The boom in popularity, viewership and merchandise are all part of the reason why F1’s revenue was up 87% in 2021 to $2.1 billion. That figure still puts F1 squarely behind the four major American professional sports, with the closest being the NHL at $5.3 billion during the 2021-22 season, and far behind the NFL’s $18 billion. But F1 is now ahead of MLS, another growing league in the U.S. that brought in $1 billion last year.
With the success in the U.S., F1 is only going to invest more. This season is the first since 1984 with two races in the U.S. The upcoming event at Circuit of the Americas in Austin has been on the F1 slate for years, while this season is the first of a 10-year commitment to race in Miami.

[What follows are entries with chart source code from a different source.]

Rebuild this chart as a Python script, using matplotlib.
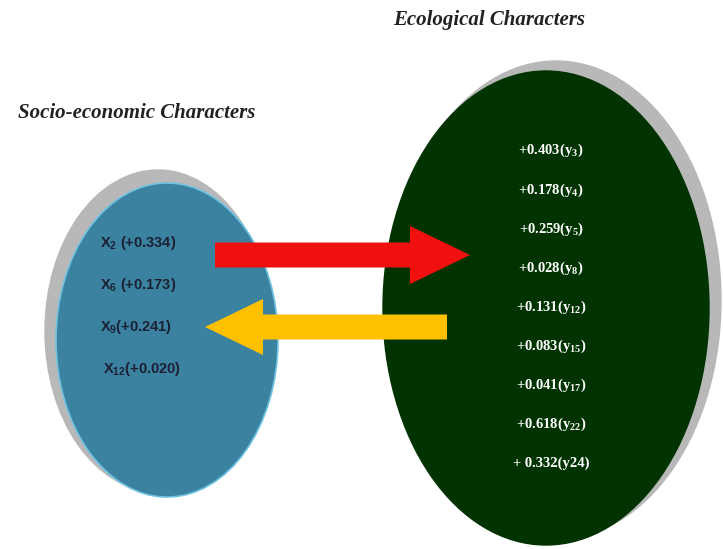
import matplotlib.pyplot as plt
from matplotlib.patches import Ellipse, FancyArrow

plt.rcParams['mathtext.default'] = 'regular'

# socio-economic characters (X) and their coefficients
socio_vars = ['2', '6', '9', '12']
socio_vals = ['+0.334', '+0.173', '+0.241', '+0.020']
socio_gap = [' ', ' ', '', '']

# ecological characters (y) and their coefficients
eco_vars = ['3', '4', '5', '8', '12', '15', '17', '22', '24']
eco_vals = ['+0.403', '+0.178', '+0.259', '+0.028', '+0.131', '+0.083', '+0.041', '+0.618', '+ 0.332']

W, H = 723, 549
fig = plt.figure(figsize=(W / 100, H / 100), dpi=100)
ax = fig.add_axes([0, 0, 1, 1])
ax.set_xlim(0, W)
ax.set_ylim(H, 0)
ax.axis('off')

# left ellipse with gray shadow
ax.add_patch(Ellipse((158, 331), 226, 322, color='#b8b8b8', zorder=1))
ax.add_patch(Ellipse((167, 340), 222, 314, facecolor='#3a82a0',
                     edgecolor='#6fc3e0', lw=1.2, zorder=2))

# right ellipse with gray shadow
ax.add_patch(Ellipse((556, 300), 330, 478, color='#b8b8b8', zorder=1))
ax.add_patch(Ellipse((546, 308), 326, 474, color='#003300', zorder=2))

# arrows
ax.add_patch(FancyArrow(215, 255, 255, 0, width=25, head_width=58,
                        head_length=60, length_includes_head=True,
                        color='#f01010', lw=0, zorder=3))
ax.add_patch(FancyArrow(447, 327, -242, 0, width=25, head_width=56,
                        head_length=58, length_includes_head=True,
                        color='#ffc000', lw=0, zorder=3))

# titles
ax.text(489, 20, 'Ecological Characters', family='Liberation Serif',
        style='italic', weight='bold', fontsize=15, ha='center', va='center',
        color='#222222')
ax.text(137, 113, 'Socio-economic Characters', family='Liberation Serif',
        style='italic', weight='bold', fontsize=15, ha='center', va='center',
        color='#222222')

# left labels
socio_x = [100, 100, 100, 103]
socio_y = [243, 285, 327, 369]
for v, val, gap, x, y in zip(socio_vars, socio_vals, socio_gap, socio_x, socio_y):
    ax.text(x, y, 'X$_{%s}$%s(%s)' % (v, gap, val), family='Liberation Sans',
            weight='bold', fontsize=10.5, ha='left', va='center',
            color='#1c2033', zorder=4)

# right labels
eco_y = [150, 190, 229, 268, 307, 346, 385, 424, 463]
for v, val, y in zip(eco_vars, eco_vals, eco_y):
    if v == '24':
        s = '%s(y%s)' % (val, v)
    else:
        s = '%s(y$_{%s}$)' % (val, v)
    ax.text(551, y, s, family='Liberation Serif', weight='bold', fontsize=10.5,
            ha='center', va='center', color='white', zorder=4)

fig.savefig('out.png', dpi=100, facecolor='white')
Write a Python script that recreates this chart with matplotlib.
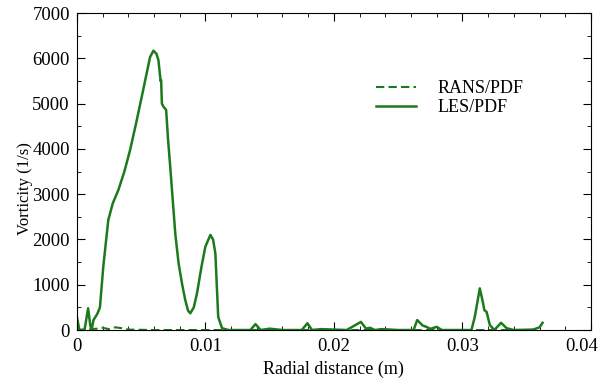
import matplotlib.pyplot as plt
import matplotlib.transforms as mtransforms
from matplotlib.ticker import MultipleLocator

# LES/PDF profile
les_x = [0.0, 0.0002, 0.0006, 0.00088, 0.00105, 0.00115, 0.0013, 0.0016, 0.0018,
         0.00206, 0.00245, 0.0028, 0.00323, 0.0037, 0.00414, 0.0046, 0.00505,
         0.0057, 0.00596, 0.0062, 0.00635, 0.00652, 0.00656, 0.00662, 0.00675,
         0.00695, 0.0071, 0.00727, 0.00766, 0.00792, 0.0082, 0.00844, 0.00865,
         0.00883, 0.0091, 0.00935, 0.0097, 0.0100, 0.01039, 0.0106, 0.01078,
         0.0110, 0.0113, 0.0118, 0.0135, 0.0139, 0.0143, 0.0150, 0.0160, 0.0175,
         0.01794, 0.0183, 0.0190, 0.0210, 0.0221, 0.0225, 0.0228, 0.0232, 0.0237,
         0.0250, 0.0262, 0.02648, 0.0269, 0.0272, 0.0275, 0.0280, 0.0284, 0.0307,
         0.03096, 0.03135, 0.0316, 0.0317, 0.03188, 0.03213, 0.03248, 0.0330,
         0.03344, 0.0340, 0.0355, 0.0360, 0.03623]
les_y = [300, 0, 0, 480, 100, 0, 220, 360, 500,
         1400, 2430, 2800, 3090, 3500, 3970, 4550, 5150,
         6030, 6170, 6100, 5960, 5500, 5520, 5000, 4930,
         4860, 4200, 3600, 2130, 1470, 1000, 660, 430,
         370, 500, 810, 1400, 1840, 2100, 2000, 1690,
         290, 40, 0, 0, 130, 0, 30, 0, 0,
         150, 0, 20, 0, 180, 30, 50, 0, 20,
         0, 0, 220, 100, 70, 25, 70, 0, 0,
         290, 920, 600, 440, 400, 110, 0, 160,
         40, 0, 10, 60, 160]

# RANS/PDF profile (stays close to zero)
rans_x = [0.0, 0.0016, 0.002, 0.0025, 0.003, 0.0035, 0.004, 0.006, 0.01, 0.02, 0.03, 0.035]
rans_y = [0, 30, 50, 20, 60, 40, 10, 0, 0, 0, 0, 0]

x_ticks = [0, 0.01, 0.02, 0.03, 0.04]
x_labels = ["0", "0.01", "0.02", "0.03", "0.04"]

green = "#1c7a1c"

plt.rcParams["font.family"] = ["Liberation Serif", "DejaVu Serif"]
fig = plt.figure(figsize=(6, 3.86), dpi=100)
ax = fig.add_axes([0.128, 0.145, 0.857, 0.821])

ax.plot(rans_x, rans_y, color=green, lw=1.5, ls=(0, (4, 2)), label="RANS/PDF")
ax.plot(les_x, les_y, color=green, lw=1.8, label="LES/PDF")

ax.set_xlim(0, 0.04)
ax.set_ylim(0, 7000)
ax.set_xticks(x_ticks)
ax.set_xticklabels(x_labels)
ax.xaxis.set_minor_locator(MultipleLocator(0.002))
ax.yaxis.set_major_locator(MultipleLocator(1000))
ax.yaxis.set_minor_locator(MultipleLocator(500))
ax.tick_params(which="both", direction="in", top=True, right=True, labelsize=13.5)
ax.tick_params(which="major", length=6)
ax.tick_params(which="minor", length=3)
ax.tick_params(axis="x", pad=6)
ax.tick_params(axis="y", pad=5)

# last x label pulled in so it stays inside the picture
last = ax.get_xticklabels()[-1]
last.set_transform(last.get_transform() + mtransforms.ScaledTranslation(-9 / 100, 0, fig.dpi_scale_trans))

ax.set_xlabel("Radial distance (m)", fontsize=13)
ax.set_ylabel("Vorticity (1/s)", fontsize=12)
ax.yaxis.set_label_coords(-0.086, 0.445)

ax.legend(loc="upper left", bbox_to_anchor=(0.55, 0.84), frameon=False,
          fontsize=13, handlelength=2.2, handletextpad=1.2, labelspacing=0.1)

fig.savefig("out.png", dpi=100)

Next year, F1 will feature three events in the U.S. when the circuit adds a visit to the Sin City for a race on the Las Vegas Strip. The 2023 calendar — with a record 24 total events — will also add races in Qatar (host of the upcoming 2022 World Cup) and Shanghai.
But the addition of Vegas in 2023 could be just the beginning for F1’s venture into the U.S.
“I think, easily, there will be five races in America in a few years,” Gallagher said. “If the trend keeps going up and more and more Americans are getting into Formula One, I don’t see how [F1] could say no.”